でもしっかりと残っているのです。大事に尊重されながら……。

なぜ残っていると思いますか?

その答えは、

ほんとうの幸せは、心が欲望している何かを手に入れることにはない、ということを人間はどこかで知っているのです。

これから、たとえば、べーシックインカムが導入されて、お金の問題とかお金を稼ぐために嫌々行っている職場の人間関係が解決するかもしれません。

でも、根源的な憂うつは消えません。なぜならどんなに便利な世の中になり、経済的な不安から自由になったとしても、死ぬことや、欲望を満たしたい、という思いは残るからです。

自分の話をします。

大学受験の時、僕は高校一年生の頃から入りたかった大学の学部の学科に猛勉強の末、合格しました。その時、幸せだったか、と言われるとそうではなく、願いが叶って、安心した、という感情が思い出されるのです。

あるいは、大学生になって、初めて好きになった女性に告白して、交際することになった時、僕はやはり、手に入って、安心した、と言う覚えがあります。

反対に、叶わなかったこともたくさんあります。就活の時、入りたかった会社がありました。でも、内定はもらえませんでした。ハリウッド映画に出たいとか、小説家になって、ベストセラーを出したい、という夢もありました。ぜんぶ叶いませんでした。

でも、その時、その時、「ああ、自分の人生では叶わないんだな」ということを腹の底から納得した時、つまり諦めた時も、平安があったのです。

不思議ですね。

手に入れたい、と思って、手に入った時と、

手に入れたい、と思って、叶わずに、諦めた時の感覚が似ていたのです。

つまり、諦めることは非常に大きな平安を伴うのです。

むしろ、諦めたときに見る景色のほうが美しいくらいでした。

何かにならなくてはいけない、という重荷を下ろすと、

ありのままの世界がただ輝いていることが分かるのです。

逆に特定の何かを手に入れた時は、そのモノや人のことが心を独占してしまうので、自我の意識が強くなってしまうのです。

これは一時的な幸福をもたらしますが、いずれ過ぎ去りますし、失った時の反動が来ます。

最近、質問で、欲望や執着を捨てたいけれど、捨てられません、ということを聞かれます。

手に入らないと分かっているのに、それを追いかけることをやめられない、という方は非常に多いと思うのです。

執着を捨てなさい、と言われて、簡単に執着を捨てられるのであれば、人間はこんなに苦しんでおりません。

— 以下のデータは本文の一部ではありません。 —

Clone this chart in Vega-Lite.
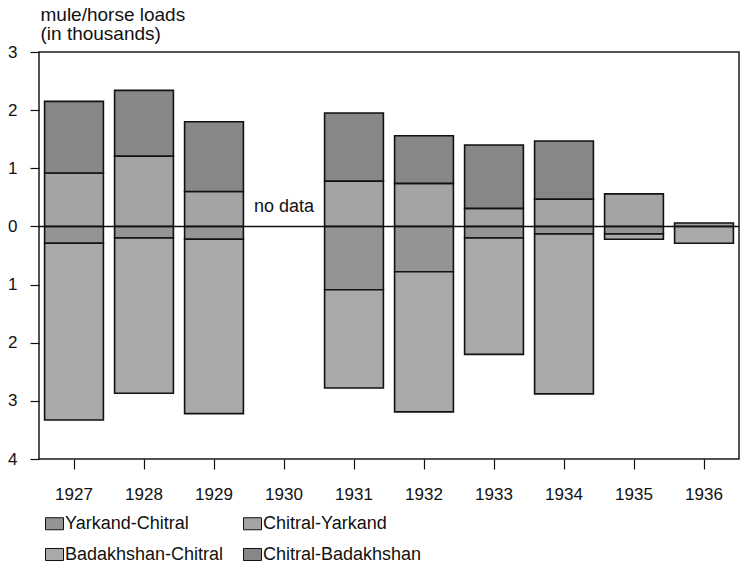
{
  "$schema": "https://vega.github.io/schema/vega-lite/v6.json",
  "width": 700,
  "height": 407,
  "autosize": {"type": "none"},
  "padding": {"left": 39, "top": 52, "right": 2, "bottom": 109},
  "background": "white",
  "config": {
    "font": "Liberation Sans",
    "view": {"stroke": "#1a1a1a", "strokeWidth": 1.5}
  },
  "layer": [
    {
      "data": {
        "values": [
          {"year": "1927", "route": "Chitral-Yarkand", "loads": 0.92},
          {"year": "1927", "route": "Chitral-Badakhshan", "loads": 1.23},
          {"year": "1927", "route": "Yarkand-Chitral", "loads": -0.29},
          {"year": "1927", "route": "Badakhshan-Chitral", "loads": -3.04},
          {"year": "1928", "route": "Chitral-Yarkand", "loads": 1.21},
          {"year": "1928", "route": "Chitral-Badakhshan", "loads": 1.13},
          {"year": "1928", "route": "Yarkand-Chitral", "loads": -0.2},
          {"year": "1928", "route": "Badakhshan-Chitral", "loads": -2.67},
          {"year": "1929", "route": "Chitral-Yarkand", "loads": 0.6},
          {"year": "1929", "route": "Chitral-Badakhshan", "loads": 1.2},
          {"year": "1929", "route": "Yarkand-Chitral", "loads": -0.22},
          {"year": "1929", "route": "Badakhshan-Chitral", "loads": -3.0},
          {"year": "1931", "route": "Chitral-Yarkand", "loads": 0.78},
          {"year": "1931", "route": "Chitral-Badakhshan", "loads": 1.17},
          {"year": "1931", "route": "Yarkand-Chitral", "loads": -1.09},
          {"year": "1931", "route": "Badakhshan-Chitral", "loads": -1.69},
          {"year": "1932", "route": "Chitral-Yarkand", "loads": 0.74},
          {"year": "1932", "route": "Chitral-Badakhshan", "loads": 0.82},
          {"year": "1932", "route": "Yarkand-Chitral", "loads": -0.78},
          {"year": "1932", "route": "Badakhshan-Chitral", "loads": -2.41},
          {"year": "1933", "route": "Chitral-Yarkand", "loads": 0.31},
          {"year": "1933", "route": "Chitral-Badakhshan", "loads": 1.09},
          {"year": "1933", "route": "Yarkand-Chitral", "loads": -0.2},
          {"year": "1933", "route": "Badakhshan-Chitral", "loads": -2.0},
          {"year": "1934", "route": "Chitral-Yarkand", "loads": 0.47},
          {"year": "1934", "route": "Chitral-Badakhshan", "loads": 1.0},
          {"year": "1934", "route": "Yarkand-Chitral", "loads": -0.13},
          {"year": "1934", "route": "Badakhshan-Chitral", "loads": -2.75},
          {"year": "1935", "route": "Chitral-Yarkand", "loads": 0.56},
          {"year": "1935", "route": "Yarkand-Chitral", "loads": -0.13},
          {"year": "1935", "route": "Badakhshan-Chitral", "loads": -0.09},
          {"year": "1936", "route": "Chitral-Yarkand", "loads": 0.06},
          {"year": "1936", "route": "Badakhshan-Chitral", "loads": -0.29}
        ]
      },
      "mark": {"type": "bar", "stroke": "#111", "strokeWidth": 1.6},
      "encoding": {
        "x": {
          "field": "year",
          "type": "ordinal",
          "scale": {
            "domain": ["1927", "1928", "1929", "1930", "1931", "1932", "1933", "1934", "1935", "1936"],
            "paddingInner": 0.16,
            "paddingOuter": 0.08
          },
          "axis": {
            "title": null,
            "labelAngle": 0,
            "labelFontSize": 17,
            "labelColor": "#111",
            "tickSize": 10,
            "tickColor": "#111",
            "tickWidth": 1.2,
            "labelPadding": 17,
            "domain": false,
            "grid": false
          }
        },
        "y": {
          "field": "loads",
          "type": "quantitative",
          "stack": "zero",
          "scale": {"domain": [-4, 3], "nice": false, "zero": false},
          "axis": {
            "values": [-4, -3, -2, -1, 0, 1, 2, 3],
            "labelExpr": "format(abs(datum.value), 'd')",
            "labelFontSize": 17,
            "labelColor": "#111",
            "labelPadding": 13,
            "tickSize": 9,
            "tickColor": "#111",
            "tickWidth": 1.2,
            "domain": false,
            "grid": false,
            "title": ["mule/horse loads", "(in thousands)"],
            "titleAngle": 0,
            "titleAlign": "left",
            "titleBaseline": "alphabetic",
            "titleX": 1,
            "titleY": -32,
            "titleFontSize": 19,
            "titleFontWeight": "normal",
            "titleLineHeight": 19,
            "titleColor": "#111"
          }
        },
        "fill": {
          "field": "route",
          "type": "nominal",
          "scale": {
            "domain": ["Yarkand-Chitral", "Chitral-Yarkand", "Badakhshan-Chitral", "Chitral-Badakhshan"],
            "range": ["#949494", "#a4a4a4", "#a9a9a9", "#878787"]
          },
          "legend": {
            "title": null,
            "orient": "none",
            "legendX": 6,
            "legendY": 462,
            "direction": "horizontal",
            "columns": 2,
            "columnPadding": 17,
            "rowPadding": 12,
            "symbolType": "M-1,-0.67H1V0.67H-1Z",
            "symbolSize": 324,
            "symbolStrokeColor": "#111",
            "symbolStrokeWidth": 1,
            "labelFontSize": 18,
            "labelColor": "#111",
            "labelOffset": 1,
            "labelLimit": 300
          }
        },
        "order": {"field": "route", "sort": "descending"}
      }
    },
    {
      "data": {"values": [{}]},
      "mark": {"type": "rule", "color": "#111", "strokeWidth": 1.5},
      "encoding": {"y": {"datum": 0}}
    },
    {
      "data": {"values": [{"year": "1930", "note": "no data"}]},
      "mark": {"type": "text", "fontSize": 18, "dy": -14, "baseline": "alphabetic", "align": "center", "color": "#111"},
      "encoding": {
        "x": {"field": "year", "type": "ordinal"},
        "y": {"datum": 0},
        "text": {"field": "note"}
      }
    }
  ]
}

僕も欲しいものがたくさんあって、手に入らない苦しみをずっと抱えていました。

そんな僕を救ってくれたのは、ハートの訓練でした。

テレビやインターネットでも街角でも良いのですが、欲望を刺激するモノや人を観た瞬間に、心は「あれを欲しい!」と思います。

そうすると、心は不足(足りない)という世界を映し出すのです。そして、手に入らないので、憂鬱になって苦しくなるのです。

僕がこの数年で訓練してきたのは、欲しい、と心が思った瞬間に、意識を胸のあたりに持って行くということでした。

人間の胸のあたりにはハート・センターと呼ばれる魂の根源があります。

心は外側に映し出される物事に反応するのですが、それをハート・センターに引き戻すことによって、内側にとどまる訓練をするのです。

それによって、この世界には自分の内側しかないのだ、ということが分かり始めます。意識がどんどん大きくなって、宇宙全体がわたし、なんだ、と体感しはじめるのです。

外側のものを掴みに行くことをやめて、常に意識をハートに持っておくこと。そして、今、目の前にあるものをやさしく抱きしめてあげることをする。

やがて、欲しいと思っていたモノやひとが全て自分自身だったのだと気づく時が来ます。その時には、他人を自分の兄弟姉妹、父母のように感じるくらい、意識がひろがっています。すると、自然に個人的な執着が消えます。

人はハートに安らぐだけで、大きな平安を感じるようにできているのです。